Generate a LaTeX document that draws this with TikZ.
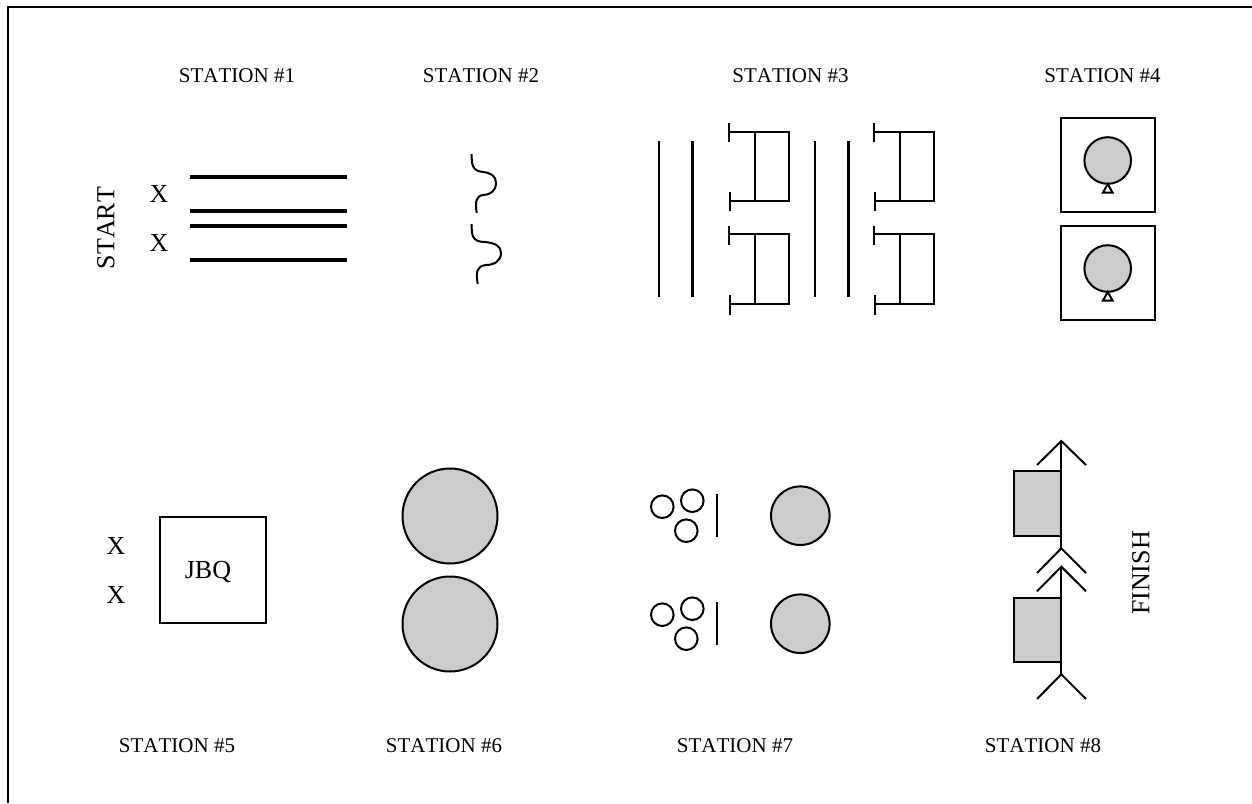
\documentclass[tikz,border=0pt]{standalone}
\usepackage{fontspec}
\setmainfont[Kerning=Off]{Liberation Serif}
\tikzset{
  stationlbl/.style={font=\fontsize{15.75pt}{18pt}\selectfont, inner sep=0pt},
  biglbl/.style={font=\fontsize{19.5pt}{23pt}\selectfont, inner sep=0pt},
  frameline/.style={line width=1.6pt},
  barline/.style={line width=2.3pt},
  thinline/.style={line width=1.5pt},
  thickline/.style={line width=2.6pt},
  outline/.style={line width=1.5pt},
  graybody/.style={line width=1.5pt, fill=black!20}
}

\begin{document}
\begin{tikzpicture}[x=0.75pt,y=-0.75pt]
  \useasboundingbox (0,0) rectangle (1252,803);

  % Outer frame
  \draw[frameline] (8,803) -- (8,7) -- (1252,7);

  % Station labels
  \node[stationlbl] (st1) at (237,75.5) {STATION \#1};
  \node[stationlbl] (st2) at (481,75.5) {STATION \#2};
  \node[stationlbl] (st3) at (790.5,75.5) {STATION \#3};
  \node[stationlbl] (st4) at (1102.5,75.5) {STATION \#4};
  \node[stationlbl] (st5) at (177,745.5) {STATION \#5};
  \node[stationlbl] (st6) at (444,745.5) {STATION \#6};
  \node[stationlbl] (st7) at (735,745.5) {STATION \#7};
  \node[stationlbl] (st8) at (1043,745.5) {STATION \#8};

  \node[biglbl, rotate=90] (start) at (106,228) {START};
  \node[biglbl, rotate=90] (finish) at (1141,573) {FINISH};

  % Station 1
  \node[biglbl] (x1) at (159,194) {X};
  \node[biglbl] (x2) at (159,243) {X};
  \draw[barline] (190,177) -- (347,177);
  \draw[barline] (190,211) -- (347,211);
  \draw[barline] (190,226) -- (347,226);
  \draw[barline] (190,260) -- (347,260);

  % Station 2
  \draw[outline] (471.7,154) .. controls (471.5,164) and (472,171) .. (483,172)
    .. controls (491,173) and (496,176) .. (496,183)
    .. controls (496,191) and (490,195) .. (483,195)
    .. controls (476,196) and (475,202) .. (476.7,213);
  \draw[outline] (471.7,224) .. controls (471.5,235) and (472,242) .. (485,242)
    .. controls (495,243) and (501,246) .. (501,253)
    .. controls (501,261) and (494,265) .. (486,265)
    .. controls (476,266) and (476,273) .. (477.7,284);

  % Station 3
  \draw[thinline] (659,141) -- (659,297);
  \draw[thickline] (692.5,141) -- (692.5,297);
  \draw[thinline] (815,141) -- (815,297);
  \draw[thickline] (848.5,141) -- (848.5,297);

  \draw[outline] (729,131.5) -- (789,131.5) -- (789,201) -- (730,201);
  \draw[outline] (755,131.5) -- (755,201);
  \draw[outline] (729,123) -- (729,142);
  \draw[outline] (730,192) -- (730,211);

  \draw[outline] (729,234) -- (789,234) -- (789,304) -- (730,304);
  \draw[outline] (755,234) -- (755,304);
  \draw[outline] (729,226) -- (729,245);
  \draw[outline] (730,295) -- (730,315);

  \draw[outline] (874,131.5) -- (934,131.5) -- (934,201) -- (875,201);
  \draw[outline] (900,131.5) -- (900,201);
  \draw[outline] (874,123) -- (874,142);
  \draw[outline] (875,192) -- (875,211);

  \draw[outline] (874,234) -- (934,234) -- (934,304) -- (875,304);
  \draw[outline] (900,234) -- (900,304);
  \draw[outline] (874,226) -- (874,245);
  \draw[outline] (875,295) -- (875,315);

  % Station 4
  \draw[outline] (1060.7,117.5) rectangle (1155,211.7);
  \draw[graybody] (1107.7,160.5) circle (23.3);
  \draw[outline] (1107.7,184) -- (1103,192.5) -- (1112.5,192.5) -- cycle;
  \draw[outline] (1060.7,226) rectangle (1155,320);
  \draw[graybody] (1107.7,268.5) circle (23.3);
  \draw[outline] (1107.7,292) -- (1103,300.5) -- (1112.5,300.5) -- cycle;

  % Station 5
  \node[biglbl] (x3) at (116,546) {X};
  \node[biglbl] (x4) at (116,595) {X};
  \draw[outline] (159.5,517) rectangle (266,623);
  \node[biglbl, anchor=base] (jbq) at (208,578.3) {JBQ};

  % Station 6
  \draw[graybody] (450,516) circle (47.5);
  \draw[graybody] (450,624) circle (47.5);

  % Station 7
  \draw[outline] (662.3,506.7) circle (11.3);
  \draw[outline] (692.3,500.7) circle (11.3);
  \draw[outline] (686.3,530.7) circle (11.3);
  \draw[outline] (717.3,494) -- (717.3,537.3);
  \draw[graybody] (800.3,515.7) circle (29.3);

  \draw[outline] (662.3,614.7) circle (11.3);
  \draw[outline] (692.3,608.7) circle (11.3);
  \draw[outline] (686.3,638.7) circle (11.3);
  \draw[outline] (717.3,602) -- (717.3,645.3);
  \draw[graybody] (800.3,623.7) circle (29.3);

  % Station 8
  \draw[graybody] (1014,471.3) rectangle (1060.7,536);
  \draw[graybody] (1014,597.7) rectangle (1060.7,662);
  \draw[outline] (1061.3,441) -- (1061.3,548.3);
  \draw[outline] (1061.3,566.7) -- (1061.3,674.3);
  \draw[outline] (1037,465) -- (1061.3,441) -- (1086,465);
  \draw[outline] (1037,573) -- (1061.3,548.3) -- (1086,573);
  \draw[outline] (1037,591.3) -- (1061.3,566.7) -- (1086,591.3);
  \draw[outline] (1037,699) -- (1061.3,674.3) -- (1086,699);
\end{tikzpicture}
\end{document}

■ **Directions for this task**
Your task is to repeat the data above exactly while excluding the pictures.

■ **Solution**
Generate a LaTeX document that draws this with TikZ.
\documentclass[tikz,border=0pt]{standalone}
\usepackage{fontspec}
\setmainfont[Kerning=Off]{Liberation Serif}
\tikzset{
  stationlbl/.style={font=\fontsize{15.75pt}{18pt}\selectfont, inner sep=0pt},
  biglbl/.style={font=\fontsize{19.5pt}{23pt}\selectfont, inner sep=0pt},
  frameline/.style={line width=1.6pt},
  barline/.style={line width=2.3pt},
  thinline/.style={line width=1.5pt},
  thickline/.style={line width=2.6pt},
  outline/.style={line width=1.5pt},
  graybody/.style={line width=1.5pt, fill=black!20}
}

\begin{document}
\begin{tikzpicture}[x=0.75pt,y=-0.75pt]
  \useasboundingbox (0,0) rectangle (1252,803);

  % Outer frame
  \draw[frameline] (8,803) -- (8,7) -- (1252,7);

  % Station labels
  \node[stationlbl] (st1) at (237,75.5) {STATION \#1};
  \node[stationlbl] (st2) at (481,75.5) {STATION \#2};
  \node[stationlbl] (st3) at (790.5,75.5) {STATION \#3};
  \node[stationlbl] (st4) at (1102.5,75.5) {STATION \#4};
  \node[stationlbl] (st5) at (177,745.5) {STATION \#5};
  \node[stationlbl] (st6) at (444,745.5) {STATION \#6};
  \node[stationlbl] (st7) at (735,745.5) {STATION \#7};
  \node[stationlbl] (st8) at (1043,745.5) {STATION \#8};

  \node[biglbl, rotate=90] (start) at (106,228) {START};
  \node[biglbl, rotate=90] (finish) at (1141,573) {FINISH};

  % Station 1
  \node[biglbl] (x1) at (159,194) {X};
  \node[biglbl] (x2) at (159,243) {X};
  \draw[barline] (190,177) -- (347,177);
  \draw[barline] (190,211) -- (347,211);
  \draw[barline] (190,226) -- (347,226);
  \draw[barline] (190,260) -- (347,260);

  % Station 2
  \draw[outline] (471.7,154) .. controls (471.5,164) and (472,171) .. (483,172)
    .. controls (491,173) and (496,176) .. (496,183)
    .. controls (496,191) and (490,195) .. (483,195)
    .. controls (476,196) and (475,202) .. (476.7,213);
  \draw[outline] (471.7,224) .. controls (471.5,235) and (472,242) .. (485,242)
    .. controls (495,243) and (501,246) .. (501,253)
    .. controls (501,261) and (494,265) .. (486,265)
    .. controls (476,266) and (476,273) .. (477.7,284);

  % Station 3
  \draw[thinline] (659,141) -- (659,297);
  \draw[thickline] (692.5,141) -- (692.5,297);
  \draw[thinline] (815,141) -- (815,297);
  \draw[thickline] (848.5,141) -- (848.5,297);

  \draw[outline] (729,131.5) -- (789,131.5) -- (789,201) -- (730,201);
  \draw[outline] (755,131.5) -- (755,201);
  \draw[outline] (729,123) -- (729,142);
  \draw[outline] (730,192) -- (730,211);

  \draw[outline] (729,234) -- (789,234) -- (789,304) -- (730,304);
  \draw[outline] (755,234) -- (755,304);
  \draw[outline] (729,226) -- (729,245);
  \draw[outline] (730,295) -- (730,315);

  \draw[outline] (874,131.5) -- (934,131.5) -- (934,201) -- (875,201);
  \draw[outline] (900,131.5) -- (900,201);
  \draw[outline] (874,123) -- (874,142);
  \draw[outline] (875,192) -- (875,211);

  \draw[outline] (874,234) -- (934,234) -- (934,304) -- (875,304);
  \draw[outline] (900,234) -- (900,304);
  \draw[outline] (874,226) -- (874,245);
  \draw[outline] (875,295) -- (875,315);

  % Station 4
  \draw[outline] (1060.7,117.5) rectangle (1155,211.7);
  \draw[graybody] (1107.7,160.5) circle (23.3);
  \draw[outline] (1107.7,184) -- (1103,192.5) -- (1112.5,192.5) -- cycle;
  \draw[outline] (1060.7,226) rectangle (1155,320);
  \draw[graybody] (1107.7,268.5) circle (23.3);
  \draw[outline] (1107.7,292) -- (1103,300.5) -- (1112.5,300.5) -- cycle;

  % Station 5
  \node[biglbl] (x3) at (116,546) {X};
  \node[biglbl] (x4) at (116,595) {X};
  \draw[outline] (159.5,517) rectangle (266,623);
  \node[biglbl, anchor=base] (jbq) at (208,578.3) {JBQ};

  % Station 6
  \draw[graybody] (450,516) circle (47.5);
  \draw[graybody] (450,624) circle (47.5);

  % Station 7
  \draw[outline] (662.3,506.7) circle (11.3);
  \draw[outline] (692.3,500.7) circle (11.3);
  \draw[outline] (686.3,530.7) circle (11.3);
  \draw[outline] (717.3,494) -- (717.3,537.3);
  \draw[graybody] (800.3,515.7) circle (29.3);

  \draw[outline] (662.3,614.7) circle (11.3);
  \draw[outline] (692.3,608.7) circle (11.3);
  \draw[outline] (686.3,638.7) circle (11.3);
  \draw[outline] (717.3,602) -- (717.3,645.3);
  \draw[graybody] (800.3,623.7) circle (29.3);

  % Station 8
  \draw[graybody] (1014,471.3) rectangle (1060.7,536);
  \draw[graybody] (1014,597.7) rectangle (1060.7,662);
  \draw[outline] (1061.3,441) -- (1061.3,548.3);
  \draw[outline] (1061.3,566.7) -- (1061.3,674.3);
  \draw[outline] (1037,465) -- (1061.3,441) -- (1086,465);
  \draw[outline] (1037,573) -- (1061.3,548.3) -- (1086,573);
  \draw[outline] (1037,591.3) -- (1061.3,566.7) -- (1086,591.3);
  \draw[outline] (1037,699) -- (1061.3,674.3) -- (1086,699);
\end{tikzpicture}
\end{document}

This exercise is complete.